Every week, we give our readers a glimpse inside the mindset of a guy's brain on weddings with the help of the hilarious and smart editors at The Plunge. For their latest installment, they've outlined how to write your own vows without going overboard.

At The Plunge, we do our best to debunk longstanding, false assumptions about guys' roles in wedding planning. However, we also do our best to be completely honest with you, and sometimes your assumptions are very much on point. We all know the old saying about what happens when you assume, but you know what else makes an ass out of you and me — specifically me? Writing our own vows.

It's not that we don't want to profess our undying love for you. We just believe certain things — dental surgery, skydiving instruction, vow writing — are best left to the experts. Our preference will always be to let the officiant do his job. If, however, your preference is to personalize, then expect the following from your man (and tell him we said, "Godspeed") .

No Surprises
It seems romantic to surprise each other at the wedding ceremony until your groom announces he hasn't been this happy since the Giants won the Super Bowl. To avoid this, discuss the basics of what you plan to say beforehand. A few lines or a few paragraphs? Formal or casual? Personal anecdotes?

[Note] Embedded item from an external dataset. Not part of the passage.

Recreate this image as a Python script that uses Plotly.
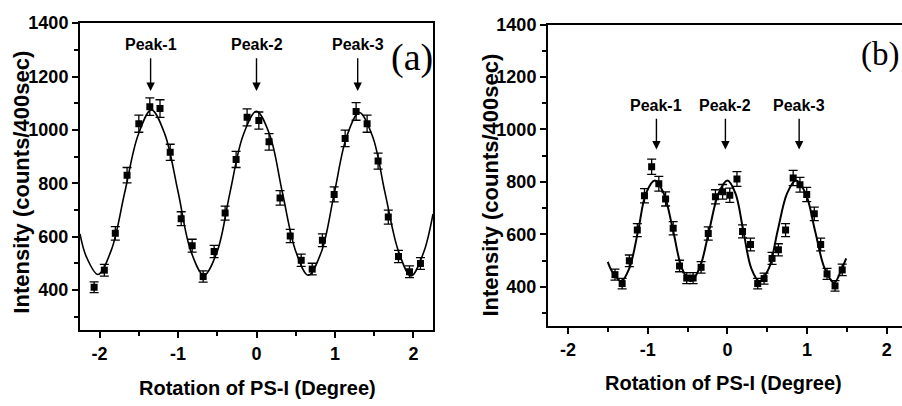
import plotly.graph_objects as go

# ---------------- Panel (a) data ----------------
a_x = [-2.07, -1.94, -1.80, -1.65, -1.50, -1.36, -1.23, -1.10, -0.96, -0.82, -0.68,
       -0.54, -0.40, -0.26, -0.12, 0.03, 0.16, 0.30, 0.43, 0.57, 0.71, 0.84, 0.99,
       1.13, 1.27, 1.41, 1.55, 1.68, 1.81, 1.95, 2.09]
a_y = [410, 474, 612, 830, 1023, 1087, 1080, 916, 667, 566, 450,
       544, 688, 889, 1047, 1035, 955, 745, 602, 511, 478, 586, 758,
       968, 1069, 1023, 883, 673, 525, 468, 499]
a_err = [20, 22, 25, 29, 32, 33, 33, 30, 26, 24, 21,
         23, 26, 30, 32, 32, 31, 27, 25, 23, 22, 24, 28,
         31, 33, 32, 30, 26, 23, 22, 22]
# fitted curve
a_fit_x = [-2.25, -2.17, -2.02, -1.85, -1.68, -1.51, -1.34, -1.17, -1.00, -0.84, -0.67,
           -0.50, -0.34, -0.17, 0.00, 0.17, 0.33, 0.50, 0.66, 0.83, 0.99, 1.15, 1.31,
           1.48, 1.64, 1.81, 1.97, 2.13, 2.25]
a_fit_y = [610, 525, 458, 550, 765, 980, 1075, 985, 768, 548, 455,
           545, 762, 980, 1070, 980, 765, 545, 455, 545, 760, 975, 1065,
           975, 762, 545, 452, 540, 685]

# ---------------- Panel (b) data ----------------
b_x = [-1.41, -1.32, -1.23, -1.13, -1.04, -0.95, -0.86, -0.775, -0.68, -0.60, -0.51,
       -0.43, -0.33, -0.24, -0.15, -0.06, 0.03, 0.12, 0.19, 0.29, 0.38, 0.46,
       0.56, 0.64, 0.73, 0.825, 0.91, 0.995, 1.09, 1.17, 1.25, 1.35, 1.44]
b_y = [446, 412, 499, 616, 747, 858, 793, 735, 623, 479, 433,
       433, 474, 603, 743, 762, 749, 811, 611, 561, 412, 431,
       508, 541, 616, 815, 789, 752, 678, 561, 449, 403, 464]
b_err = [21, 20, 22, 25, 27, 29, 28, 27, 25, 22, 21,
         21, 22, 25, 27, 28, 27, 28, 25, 24, 20, 21,
         23, 23, 25, 29, 28, 27, 26, 24, 21, 20, 22]
b_fit_x = [-1.50, -1.44, -1.33, -1.23, -1.12, -1.02, -0.91, -0.80, -0.68, -0.57, -0.46,
           -0.35, -0.23, -0.11, 0.00, 0.10, 0.20, 0.30, 0.40, 0.52, 0.63, 0.75,
           0.86, 0.98, 1.10, 1.22, 1.34, 1.43, 1.49]
b_fit_y = [495, 455, 421, 470, 613, 757, 805, 757, 613, 470, 421,
           470, 613, 757, 805, 757, 613, 470, 421, 470, 613, 757,
           805, 757, 613, 470, 415, 465, 508]

peak_labels = ["Peak-1", "Peak-2", "Peak-3"]
a_peak_x = [-1.35, 0.0, 1.29]
b_peak_x = [-0.89, -0.025, 0.90]

x_tick_vals = [-2, -1, 0, 1, 2]
x_tick_text = ["-2", "-1", "0", "1", "2"]
y_tick_vals = [400, 600, 800, 1000, 1200, 1400]
y_tick_text = ["400", "600", "800", "1000", "1200", "1400"]

FONT = "Liberation Sans, Arial, sans-serif"
W, H = 902, 406

fig = go.Figure()

def add_panel(xs, ys, errs, fx, fy, xa, ya, lw):
    fig.add_trace(go.Scatter(
        x=fx, y=fy, mode="lines", line=dict(color="black", width=lw, shape="spline", smoothing=1.0),
        xaxis=xa, yaxis=ya, showlegend=False, hoverinfo="skip"))
    fig.add_trace(go.Scatter(
        x=xs, y=ys, mode="markers",
        marker=dict(symbol="square", size=7, color="black"),
        error_y=dict(type="data", array=errs, visible=True, color="black", thickness=1.3, width=4.5),
        xaxis=xa, yaxis=ya, showlegend=False))

add_panel(a_x, a_y, a_err, a_fit_x, a_fit_y, "x", "y", 1.6)
add_panel(b_x, b_y, b_err, b_fit_x, b_fit_y, "x2", "y2", 2.0)

bold = lambda lst: ["<b>%s</b>" % t for t in lst]

axis_common = dict(
    showgrid=False, zeroline=False, linecolor="black", linewidth=2,
    ticks="outside", tickcolor="black", tickwidth=2, ticklen=6,
    tickfont=dict(family=FONT, size=18, color="black"),
)
x_minor = dict(tickvals=[-1.5, -0.5, 0.5, 1.5], ticklen=4, tickwidth=2, tickcolor="black", ticks="outside")
y_minor = dict(tickvals=[300, 500, 700, 900, 1100, 1300], ticklen=4, tickwidth=2, tickcolor="black", ticks="outside")

fig.update_layout(
    width=W, height=H, margin=dict(l=0, r=0, t=0, b=0),
    paper_bgcolor="white", plot_bgcolor="white",
    xaxis=dict(domain=[80 / W, 433 / W], range=[-2.25, 2.25], anchor="y",
               tickvals=x_tick_vals, ticktext=bold(x_tick_text), mirror=True, minor=x_minor,
               **axis_common),
    yaxis=dict(domain=[1 - 328 / H, 1 - 13.5 / H], range=[250, 1400], anchor="x",
               tickvals=y_tick_vals, ticktext=bold(y_tick_text), mirror=True, minor=y_minor,
               **axis_common),
    xaxis2=dict(domain=[548 / W, 1.0], range=[-2.25, 2.19], anchor="y2",
                tickvals=x_tick_vals, ticktext=bold(x_tick_text), mirror=True, minor=x_minor,
                **axis_common),
    yaxis2=dict(domain=[1 - 324 / H, 1 - 15 / H], range=[250, 1400], anchor="x2",
                tickvals=y_tick_vals, ticktext=bold(y_tick_text), mirror=False, minor=y_minor,
                **axis_common),
)

annotations = []

def peak_annots(px, xr, yr, tip, tail, ty):
    for lab, xv in zip(peak_labels, px):
        annotations.append(dict(x=xv, y=ty, xref=xr, yref=yr, text="<b>%s</b>" % lab, showarrow=False,
                                xanchor="center", yanchor="middle",
                                font=dict(family=FONT, size=16, color="black")))
        annotations.append(dict(x=xv, y=tip, ax=xv, ay=tail, xref=xr, yref=yr, axref=xr, ayref=yr,
                                text="", showarrow=True, arrowhead=2, arrowsize=1.2,
                                arrowwidth=1.4, arrowcolor="black"))

peak_annots(a_peak_x, "x", "y", 1146, 1274, 1321)
peak_annots(b_peak_x, "x2", "y2", 924, 1047, 1091)

def paper_text(px, py, text, font, angle=0):
    annotations.append(dict(x=px / W, y=1 - py / H, xref="paper", yref="paper", text=text,
                            xanchor="center", yanchor="middle", textangle=angle,
                            showarrow=False, font=font))

# panel letters
paper_text(412, 49, "(a)", dict(family="Liberation Serif, Times New Roman, serif", size=38, color="black"))
paper_text(880, 46, "(b)", dict(family="Liberation Serif, Times New Roman, serif", size=33, color="black"))

# axis titles
title_font = dict(family=FONT, size=22, color="black")
paper_text(22, 177, "<b>Intensity (counts/400sec)</b>", title_font, -90)
paper_text(491, 180, "<b>Intensity (counts/400sec)</b>", title_font, -90)
xt_font = dict(family=FONT, size=20, color="black")
paper_text(257.5, 388, "<b>Rotation of PS-I (Degree)</b>", xt_font)
paper_text(723, 382, "<b>Rotation of PS-I (Degree)</b>", xt_font)

fig.update_layout(annotations=annotations)

fig.write_html("out.html")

Favorite song lyrics? (Please, no favorite song lyrics.) It'll kill the mystery a little but you'll both be better off.

No 10-Dollar Words
We trade emails all day with managers who cram as much superfluous business jargon into their sentences as humanly possible, and all it does is remind everyone how little is actually getting done. (Yes, we realize the irony of using the words "superfluous" and "jargon" in the aforementioned sentence. "Aforementioned," damn it! Let's move on.) Cluttered, ugly sentences don't work in emails and the same goes for our vows. Expect to hear only words we'd actually use in conversation.

No Note Cards
A matter of pride for most guys but something you should probably both agree to since you really shouldn't need help to declare your love for each other. If he resists, tell him all it takes is one week of replacing Candy Crush with speech practice during bathroom breaks at work. Same goes for you, too, we guess.

See more: How Real Couples Put a New Spin on Old Wedding Traditions

Okay, Maybe One Note Card
Whether he blows off the aforementioned rule or the moment just gets too big for him, it's a comfort to have a backup plan. In this case, a cheat sheet in a jacket pocket.

No Machismo
We advise our guys to use the "Three Fs" of vow writing as their central theme: forever, fidelity, and falling in Love. Men never like to sound too schmaltzy but we always remind them being scared of sappiness at your wedding is like being scared of snow on the ski slopes.

No Originality
Of course it will be specific to you, but guys have a few sources from which to steal in these situations and steal we shall! Source number one: the Bible. Straight from God to your wedding ceremony — you can't go wrong! Source number two: the Internet. This glorious global communications tool has ensured no one ever needs to do anything original ever again. As we showed you with grooms' speeches, there's no shortage of plug-and-play sites out there. Honestly, it's not a horrible thing if your guy goes this route. Remember, you don't want surprises.

No Profanity
Swearing is one of our favorite pastimes, but you don't see any of that around here, do you? Stinkin' right you don't! That's inappropriate! Even if it's an attempt at being ironic or funny, it never is. There are endless toasting opportunities for humor, and it should go without saying to leave sex and your ex out of your vows. In the context of a wedding ceremony, even one dirty word will look glaringly out of place. No one will remember anything else. We swear.

No More Than A Minute
Short and to the point. We didn't want to write these ourselves in the first place.